To give you an idea of the scale of the problem, in California alone, officials estimate there are more than 13,000 miles of non-system trails located on state and federal lands. Many of these trails are unsustainable from an environmental perspective and can be dangerous as well. The downside is that government agencies end up diverting funds from official trail building and maintenance projects to close and remediate the unofficial trails that spring up. Some agencies have had success charging illegal trail builders with the huge costs of clean up – but that’s only if they’re able to catch the culprits in the act.

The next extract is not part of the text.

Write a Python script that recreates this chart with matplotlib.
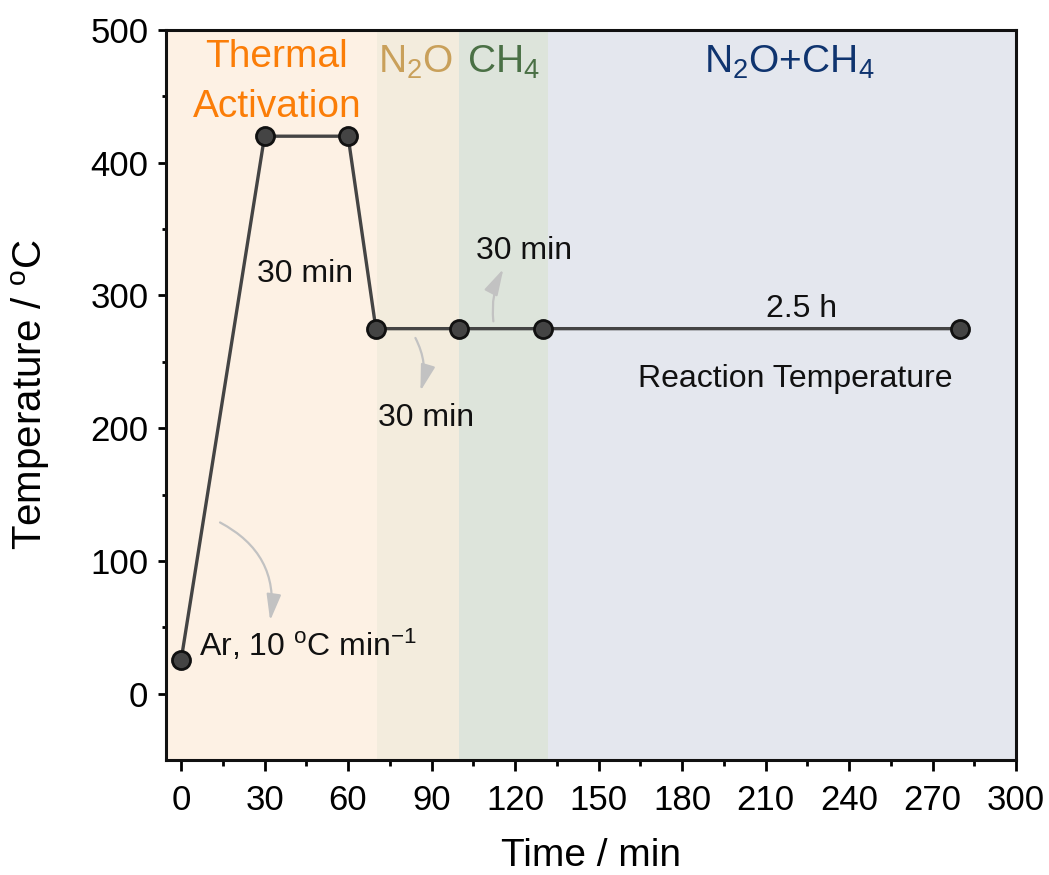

In certain instances, social trails can become official trails which tends to send a mixed message to unauthorized trail builders. This can happen due to the ongoing failure of signage and trail closures or an eventual recognition that users prefer the unofficial routes over the official ones. Of course this is pretty rare and can take years – and in the meantime the risk of fines and other punishment is high.
Mountain biking was born out of a non-conformist culture so there’s always an undercurrent of flouting the rules in search of the best dirt. At the IMBA World Summit we heard about one community where bumper stickers were printed that said “Don’t be the Ranger’s Bitch – Ride Illegal Trails!” Clearly this doesn’t help open new trails to bikes any more than constructing unofficial trails does.
The author around 1997. In my defense I was an idiot back then as the lack of helmet and sweaty cotton t-shirt attest. We didn’t actually ride this trail at Bull Mountain that day but thought at the time it would make a funny pic.
One more definition of an illegal mountain bike trail is any trail (official or otherwise) that is closed to bikes but open to other users (hikers, equestrians, etc.). IMBA’s conservative stance is that unless bikes are expressly allowed on a trail it should be considered closed to bikes (harsh). The fines and penalties for riding these trails can be just as nasty as if they were unofficial trails – just ask the Riding the Spine crew about mountain biking in the Grand Canyon. Suffice it to say if you’re not interested in being taken into custody by federal agents you may want to stick to the legal trails.
Illegal mountain bike trails will never completely disappear and it’s up to each individual to make responsible riding decisions for the greater good. Know that if you commit the crime you gotta be prepared to do the time and be accountable to all the other mountain bikers who are affected by your actions.